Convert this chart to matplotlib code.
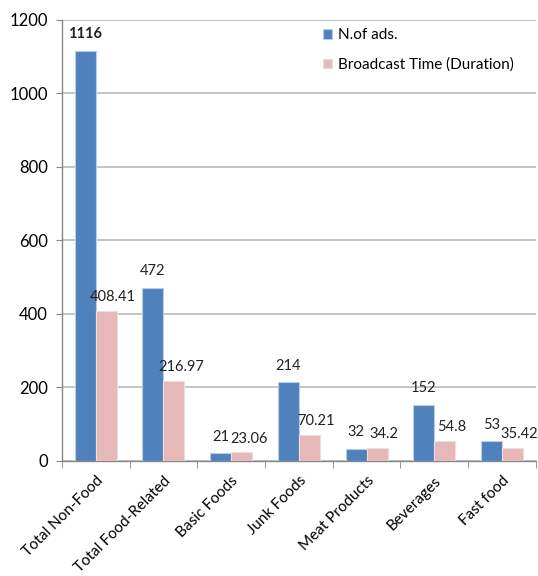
import numpy as np
import matplotlib
matplotlib.use('Agg')
from matplotlib import pyplot as plt

categories = ['Total Non-Food', 'Total Food-Related', 'Basic Foods', 'Junk Foods',
              'Meat Products', 'Beverages', 'Fast food']
n_ads = [1116, 472, 21, 214, 32, 152, 53]
duration = [408.41, 216.97, 23.06, 70.21, 34.2, 54.8, 35.42]
ad_labels = ['1116', '472', '21', '214', '32', '152', '53']
dur_labels = ['408.41', '216.97', '23.06', '70.21', '34.2', '54.8', '35.42']

plt.rcParams['font.family'] = ['Lato', 'DejaVu Sans']

fig = plt.figure(figsize=(5.38, 5.76), dpi=100)
ax = fig.add_axes([0.115, 0.1997, 0.881, 0.7656])

x = np.arange(len(categories))
w = 0.31
b1 = ax.bar(x - w/2, n_ads, w, color='#4F81BD', edgecolor='#B9CDE5', linewidth=0.8,
            label='N.of ads.', zorder=3)
b2 = ax.bar(x + w/2, duration, w, color='#E6B9B8', edgecolor='#F2DCDB', linewidth=0.8,
            label='Broadcast Time (Duration)', zorder=3)

for rect, txt in zip(b1, ad_labels):
    ax.annotate(txt, (rect.get_x() + rect.get_width()/2, rect.get_height()),
                xytext=(0, 7), textcoords='offset points', ha='center', va='bottom',
                fontsize=10.5, color='#222222', fontweight='bold' if txt == '1116' else 'normal')
for rect, txt in zip(b2, dur_labels):
    ax.annotate(txt, (rect.get_x() + rect.get_width()/2, rect.get_height()),
                xytext=(5, 5), textcoords='offset points', ha='center', va='bottom',
                fontsize=10.5, color='#222222')

ax.set_ylim(0, 1200)
ax.set_xlim(-0.5, len(categories) - 0.5)
ax.set_yticks(range(0, 1201, 200))
ax.tick_params(axis='y', labelsize=12, length=4, color='#888888', pad=6)
ax.yaxis.grid(True, color='#BFBFBF', linewidth=1.3, zorder=0)
ax.set_axisbelow(True)

ax.set_xticks(x)
ax.set_xticklabels(categories, rotation=45, ha='right', rotation_mode='anchor', fontsize=11)
ax.tick_params(axis='x', length=0, pad=9)
ax.set_xticks(np.arange(-0.5, len(categories)), minor=True)
ax.tick_params(axis='x', which='minor', length=5, color='#888888')

for s in ['top', 'right']:
    ax.spines[s].set_visible(False)
for s in ['left', 'bottom']:
    ax.spines[s].set_color('#888888')
    ax.spines[s].set_linewidth(1.0)

ax.legend(loc='upper left', bbox_to_anchor=(0.575, 0.975), bbox_transform=fig.transFigure,
          frameon=False, fontsize=11, handlelength=0.6, handleheight=0.6,
          handletextpad=0.4, labelspacing=1.0)

fig.savefig('out.png', dpi=100)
▬▬▬
■ **Stated goal**
Repeat all the data as it stands, dropping any images it holds.

■ **Answer in full**
Convert this chart to matplotlib code.
import numpy as np
import matplotlib
matplotlib.use('Agg')
from matplotlib import pyplot as plt

categories = ['Total Non-Food', 'Total Food-Related', 'Basic Foods', 'Junk Foods',
              'Meat Products', 'Beverages', 'Fast food']
n_ads = [1116, 472, 21, 214, 32, 152, 53]
duration = [408.41, 216.97, 23.06, 70.21, 34.2, 54.8, 35.42]
ad_labels = ['1116', '472', '21', '214', '32', '152', '53']
dur_labels = ['408.41', '216.97', '23.06', '70.21', '34.2', '54.8', '35.42']

plt.rcParams['font.family'] = ['Lato', 'DejaVu Sans']

fig = plt.figure(figsize=(5.38, 5.76), dpi=100)
ax = fig.add_axes([0.115, 0.1997, 0.881, 0.7656])

x = np.arange(len(categories))
w = 0.31
b1 = ax.bar(x - w/2, n_ads, w, color='#4F81BD', edgecolor='#B9CDE5', linewidth=0.8,
            label='N.of ads.', zorder=3)
b2 = ax.bar(x + w/2, duration, w, color='#E6B9B8', edgecolor='#F2DCDB', linewidth=0.8,
            label='Broadcast Time (Duration)', zorder=3)

for rect, txt in zip(b1, ad_labels):
    ax.annotate(txt, (rect.get_x() + rect.get_width()/2, rect.get_height()),
                xytext=(0, 7), textcoords='offset points', ha='center', va='bottom',
                fontsize=10.5, color='#222222', fontweight='bold' if txt == '1116' else 'normal')
for rect, txt in zip(b2, dur_labels):
    ax.annotate(txt, (rect.get_x() + rect.get_width()/2, rect.get_height()),
                xytext=(5, 5), textcoords='offset points', ha='center', va='bottom',
                fontsize=10.5, color='#222222')

ax.set_ylim(0, 1200)
ax.set_xlim(-0.5, len(categories) - 0.5)
ax.set_yticks(range(0, 1201, 200))
ax.tick_params(axis='y', labelsize=12, length=4, color='#888888', pad=6)
ax.yaxis.grid(True, color='#BFBFBF', linewidth=1.3, zorder=0)
ax.set_axisbelow(True)

ax.set_xticks(x)
ax.set_xticklabels(categories, rotation=45, ha='right', rotation_mode='anchor', fontsize=11)
ax.tick_params(axis='x', length=0, pad=9)
ax.set_xticks(np.arange(-0.5, len(categories)), minor=True)
ax.tick_params(axis='x', which='minor', length=5, color='#888888')

for s in ['top', 'right']:
    ax.spines[s].set_visible(False)
for s in ['left', 'bottom']:
    ax.spines[s].set_color('#888888')
    ax.spines[s].set_linewidth(1.0)

ax.legend(loc='upper left', bbox_to_anchor=(0.575, 0.975), bbox_transform=fig.transFigure,
          frameon=False, fontsize=11, handlelength=0.6, handleheight=0.6,
          handletextpad=0.4, labelspacing=1.0)

fig.savefig('out.png', dpi=100)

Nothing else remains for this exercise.